Pour qu’ils ne cherchent pas à tout prix à quitter le pays pour s’exiler dans l’inconnu, même au prix de leur vie, les jeunes Algériens auraient sans doute une autre vision s’ils avaient été imprégnés et abreuvés des poèmes de Slimane Azem qui sont des hymnes à la patrie comme: «Ldzair a taâzizt-iw», «Daghriv dabarani», «A Muh a Muh», «Anetsruhu netsughal», «Ayafrux ifirilès», «Ur iruh, ur yeqqim», «Algérie mon beau pays», «Tamurt-iw Tizi Ouzou», «A yaâssas n tala» et la liste est loi d’être exhaustive. Il y a de quoi faire un véritable manuel sur l’amour de la patrie et la douleur de l’exil, mais Slimane Azem, à l’instar de bien d’autres grands artistes algériens a été, durant toute sa vie, victime de préjugés aberrants.

En tout cas, le temps finit toujours par rendre à César ce qui appartient à César. Ce n’est qu’à partir de 1988 que ses chansons ont été autorisées à être diffusées pour la première fois après l’indépendance au niveau de la Radio nationale Chaîne 2. Avant, elles y étaient tout simplement censurées et indésirables. Même en exil, Slimane Azem savait qui étaient les instigateurs de cette machination qui le visait. Il a répondu aux trois compères qui étaient les artisans de la censure qui l’avait frappé dans sa célèbre chanson intitulée péjorativement: «Tlata yeqjan» (les trois chiens). Mais que pouvait faire la censure devant le talent gigantesque de Slimane Azem? rien sinon lui conférer encore plus de crédibilité et d’estime de la part d’un peuple qu’on pouvait certes tromper pendant un temps, mais pas tout le temps.

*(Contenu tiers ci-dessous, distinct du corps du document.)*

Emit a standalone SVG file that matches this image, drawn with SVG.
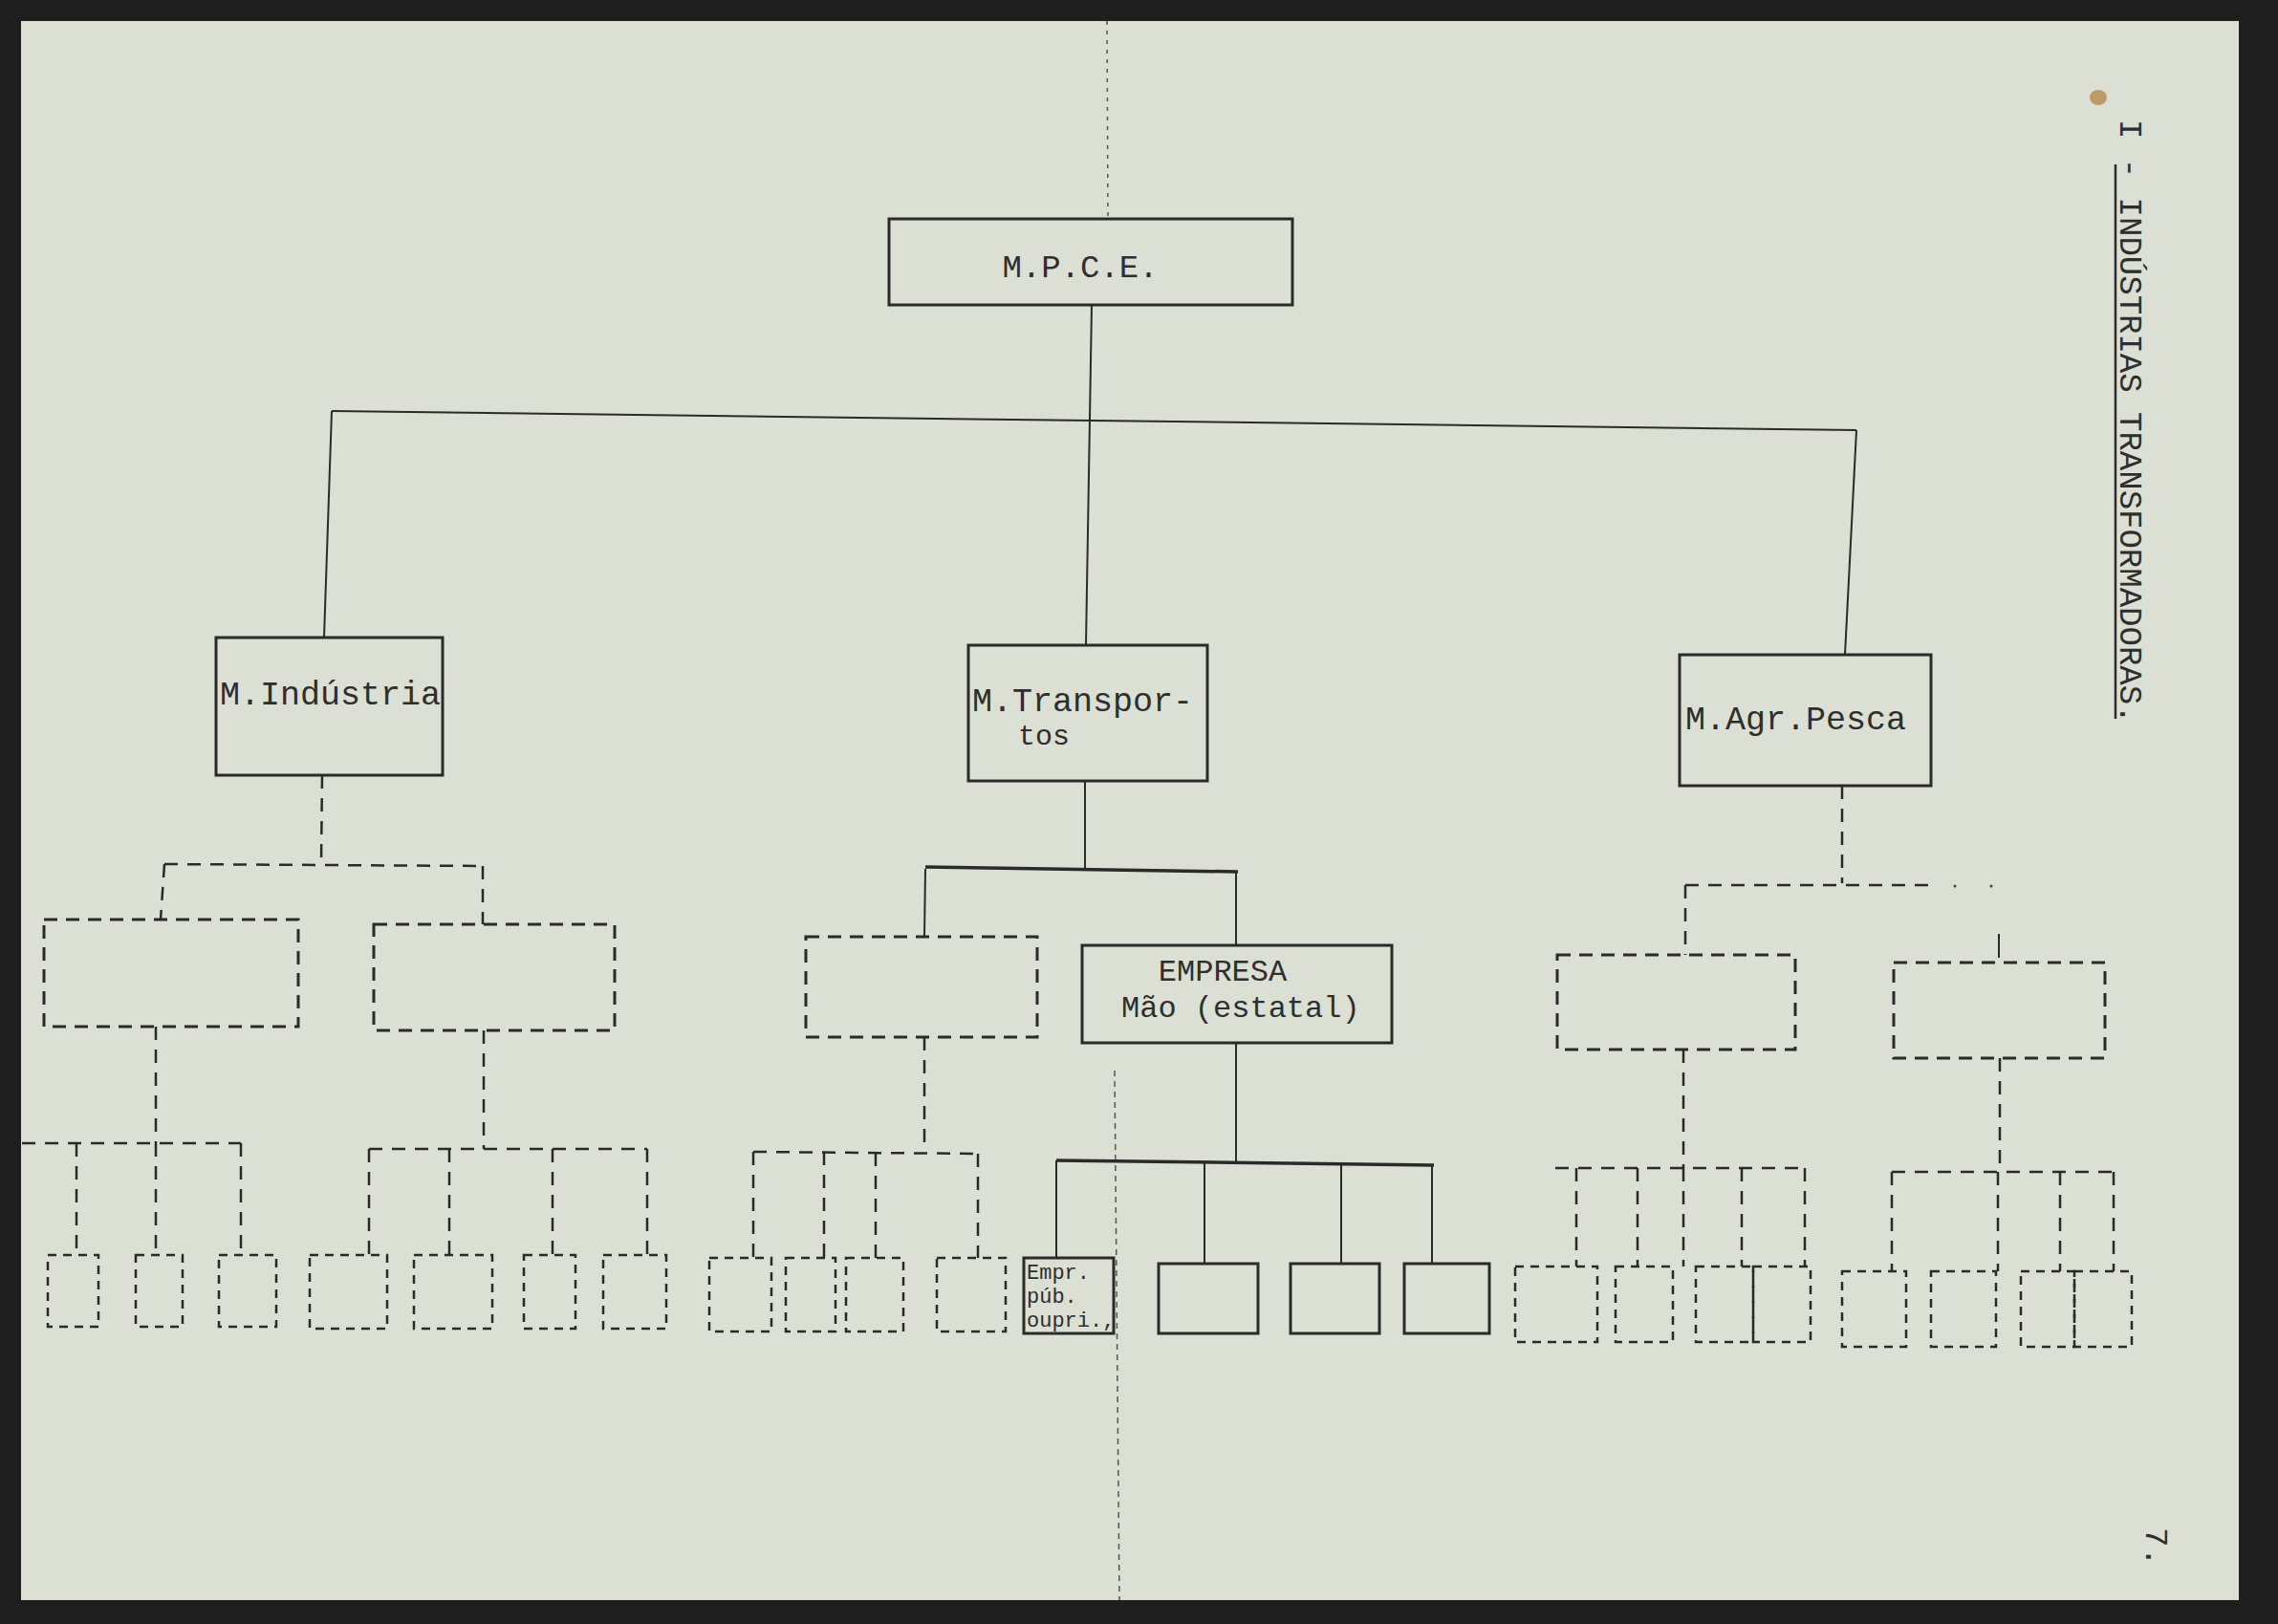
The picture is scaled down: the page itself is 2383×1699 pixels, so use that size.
<svg xmlns="http://www.w3.org/2000/svg" width="2383" height="1699" viewBox="0 0 2383 1699">
<defs>
<style>
.t{font-family:"Liberation Mono","DejaVu Sans Mono",monospace;fill:#2e2e2e}
.box{fill:none;stroke:#2a2a2a;stroke-width:3}
.dbox{fill:none;stroke:#2a2a2a;stroke-width:3;stroke-dasharray:14 9}
.sbox{fill:none;stroke:#2a2a2a;stroke-width:2.5;stroke-dasharray:9 7}
.ln{fill:none;stroke:#2a2a2a;stroke-width:2}
.dl{fill:none;stroke:#2a2a2a;stroke-width:2.5;stroke-dasharray:14 10}
.thick{fill:none;stroke:#2a2a2a;stroke-width:3.5}
</style>
</defs>
<rect x="0" y="0" width="2383" height="1699" fill="#1e1e1e"/>
<rect x="22" y="22" width="2320" height="1652" fill="#dcdfd3"/>
<g id="fold">
<line x1="1158" y1="22" x2="1159" y2="229" stroke="#555" stroke-width="1.5" stroke-dasharray="4 6"/>
<line x1="1166" y1="1120" x2="1171" y2="1674" stroke="#555" stroke-width="1.5" stroke-dasharray="6 5"/>
</g>
<ellipse cx="2195" cy="102" rx="9" ry="8" fill="#b58a4e" opacity="0.8"/>

<g id="connectors">
<line class="ln" x1="1142" y1="319" x2="1136" y2="675"/>
<line class="ln" x1="347" y1="430" x2="1942" y2="450"/>
<line class="ln" x1="347" y1="430" x2="339" y2="667"/>
<line class="ln" x1="1942" y1="450" x2="1930" y2="685"/>
<line class="dl" x1="337" y1="811" x2="336" y2="904"/>
<line class="dl" x1="172" y1="904" x2="505" y2="906"/>
<line class="dl" x1="172" y1="904" x2="168" y2="962"/>
<line class="dl" x1="505" y1="906" x2="505" y2="967"/>
<line class="dl" x1="163" y1="1074" x2="163" y2="1196"/>
<line class="dl" x1="506" y1="1078" x2="506" y2="1202"/>
<line class="dl" x1="23" y1="1196" x2="252" y2="1196"/>
<line class="dl" x1="80" y1="1196" x2="80" y2="1313"/>
<line class="dl" x1="163" y1="1196" x2="163" y2="1313"/>
<line class="dl" x1="252" y1="1196" x2="252" y2="1313"/>
<line class="dl" x1="386" y1="1202" x2="677" y2="1202"/>
<line class="dl" x1="386" y1="1202" x2="386" y2="1313"/>
<line class="dl" x1="470" y1="1202" x2="470" y2="1313"/>
<line class="dl" x1="578" y1="1202" x2="578" y2="1313"/>
<line class="dl" x1="677" y1="1202" x2="677" y2="1313"/>
<line class="ln" x1="1135" y1="817" x2="1135" y2="909"/>
<line class="thick" x1="968" y1="907" x2="1295" y2="912"/>
<line class="ln" x1="968" y1="909" x2="967" y2="980"/>
<line class="ln" x1="1293" y1="912" x2="1293" y2="989"/>
<line class="dl" x1="967" y1="1085" x2="967" y2="1205"/>
<line class="dl" x1="788" y1="1205" x2="1025" y2="1207"/>
<line class="dl" x1="788" y1="1205" x2="788" y2="1316"/>
<line class="dl" x1="862" y1="1205" x2="862" y2="1316"/>
<line class="dl" x1="916" y1="1206" x2="916" y2="1316"/>
<line class="dl" x1="1023" y1="1207" x2="1023" y2="1316"/>
<line class="ln" x1="1293" y1="1091" x2="1293" y2="1216"/>
<line class="thick" x1="1105" y1="1214" x2="1500" y2="1219"/>
<line class="ln" x1="1105" y1="1214" x2="1105" y2="1316"/>
<line class="ln" x1="1260" y1="1216" x2="1260" y2="1322"/>
<line class="ln" x1="1403" y1="1218" x2="1403" y2="1322"/>
<line class="ln" x1="1498" y1="1219" x2="1498" y2="1322"/>
<line class="dl" x1="1927" y1="822" x2="1927" y2="924"/>
<line class="dl" x1="1763" y1="926" x2="2020" y2="926"/>
<circle cx="2045" cy="927" r="1.5" fill="#444"/>
<circle cx="2083" cy="927" r="1.5" fill="#444"/>
<line class="dl" x1="1763" y1="926" x2="1763" y2="999"/>
<line class="ln" x1="2091" y1="977" x2="2091" y2="1002"/>
<line class="dl" x1="1761" y1="1098" x2="1761" y2="1222"/>
<line class="dl" x1="1627" y1="1222" x2="1889" y2="1222"/>
<line class="dl" x1="1649" y1="1222" x2="1649" y2="1325"/>
<line class="dl" x1="1713" y1="1222" x2="1713" y2="1325"/>
<line class="dl" x1="1761" y1="1222" x2="1761" y2="1325"/>
<line class="dl" x1="1822" y1="1222" x2="1822" y2="1325"/>
<line class="dl" x1="1888" y1="1222" x2="1888" y2="1325"/>
<line class="dl" x1="2092" y1="1107" x2="2092" y2="1226"/>
<line class="dl" x1="1979" y1="1226" x2="2211" y2="1226"/>
<line class="dl" x1="1979" y1="1226" x2="1979" y2="1330"/>
<line class="dl" x1="2090" y1="1226" x2="2090" y2="1330"/>
<line class="dl" x1="2155" y1="1226" x2="2155" y2="1330"/>
<line class="dl" x1="2211" y1="1226" x2="2211" y2="1330"/>
</g>

<g id="mpce"><rect class="box" x="930" y="229" width="422" height="90"/><text class="t" x="1130" y="290" font-size="34" text-anchor="middle">M.P.C.E.</text></g>
<g id="m-industria"><rect class="box" x="226" y="667" width="237" height="144"/><text class="t" x="230" y="737" font-size="35">M.Indústria</text></g>
<g id="m-transportes"><rect class="box" x="1013" y="675" width="250" height="142"/><text class="t" x="1017" y="744" font-size="35">M.Transpor-</text><text class="t" x="1065" y="779" font-size="30">tos</text></g>
<g id="m-agr-pesca"><rect class="box" x="1757" y="685" width="263" height="137"/><text class="t" x="1763" y="763" font-size="35">M.Agr.Pesca</text></g>

<g id="ind-a"><rect class="dbox" x="46" y="962" width="266" height="112"/></g>
<g id="ind-b"><rect class="dbox" x="391" y="967" width="252" height="111"/></g>
<g id="ind-a1"><rect class="sbox" x="50" y="1313" width="53" height="75"/></g>
<g id="ind-a2"><rect class="sbox" x="142" y="1313" width="49" height="75"/></g>
<g id="ind-a3"><rect class="sbox" x="229" y="1313" width="60" height="75"/></g>
<g id="ind-b1"><rect class="sbox" x="324" y="1313" width="81" height="77"/></g>
<g id="ind-b2"><rect class="sbox" x="433" y="1313" width="82" height="77"/></g>
<g id="ind-b3"><rect class="sbox" x="548" y="1313" width="54" height="77"/></g>
<g id="ind-b4"><rect class="sbox" x="631" y="1313" width="66" height="77"/></g>

<g id="tr-e"><rect class="dbox" x="843" y="980" width="242" height="105"/></g>
<g id="empresa-mae"><rect class="box" x="1132" y="989" width="324" height="102"/><text class="t" x="1279" y="1026" font-size="32" text-anchor="middle">EMPRESA</text><text class="t" x="1173" y="1064" font-size="32">Mão (estatal)</text></g>
<g id="tr-e1"><rect class="sbox" x="742" y="1316" width="65" height="77"/></g>
<g id="tr-e2"><rect class="sbox" x="822" y="1316" width="52" height="77"/></g>
<g id="tr-e3"><rect class="sbox" x="885" y="1316" width="60" height="77"/></g>
<g id="tr-e4"><rect class="sbox" x="980" y="1316" width="72" height="77"/></g>
<g id="empr-pub"><rect class="box" x="1071" y="1316" width="94" height="79"/><text class="t" x="1074" y="1338" font-size="22">Empr.</text><text class="t" x="1074" y="1363" font-size="22">púb.</text><text class="t" x="1074" y="1388" font-size="22">oupri.,</text></g>
<g id="emp-1"><rect class="box" x="1212" y="1322" width="104" height="73"/></g>
<g id="emp-2"><rect class="box" x="1350" y="1322" width="93" height="73"/></g>
<g id="emp-3"><rect class="box" x="1469" y="1322" width="89" height="73"/></g>

<g id="agr-c"><rect class="dbox" x="1629" y="999" width="249" height="99"/></g>
<g id="agr-d"><rect class="dbox" x="1981" y="1007" width="221" height="100"/></g>
<g id="agr-c1"><rect class="sbox" x="1585" y="1325" width="86" height="79"/></g>
<g id="agr-c2"><rect class="sbox" x="1690" y="1325" width="60" height="79"/></g>
<g id="agr-c3"><rect class="sbox" x="1774" y="1325" width="60" height="79"/></g>
<g id="agr-c4"><rect class="sbox" x="1834" y="1325" width="60" height="79"/></g>
<g id="agr-d1"><rect class="sbox" x="1927" y="1330" width="67" height="79"/></g>
<g id="agr-d2"><rect class="sbox" x="2020" y="1330" width="68" height="79"/></g>
<g id="agr-d3"><rect class="sbox" x="2114" y="1330" width="56" height="79"/></g>
<g id="agr-d4"><rect class="sbox" x="2170" y="1330" width="60" height="79"/></g>

<g id="title">
<text class="t" font-size="34" transform="translate(2218,125) rotate(90)">I - INDÚSTRIAS TRANSFORMADORAS.</text>
<line x1="2213" y1="172" x2="2213" y2="752" stroke="#2a2a2a" stroke-width="2.5"/>
</g>
<g id="page-number"><text class="t" font-size="34" transform="translate(2245,1598) rotate(90)">7.</text></g>
</svg>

Aujourd’hui, en 2019, 36 ans après son décès, Slimane Azem est la locomotive de la chanson et de la poésie kabyles. Malgré l’avènement de nombreux au-tres monuments de la chanson thématique kabyle, Slimane Azem reste le maître. Tous les autres, aussi talentueux et immenses soient-ils, ne sont que des élèves devant lui. Ils le reconnaissent d’ailleurs tous. A l’unanimité.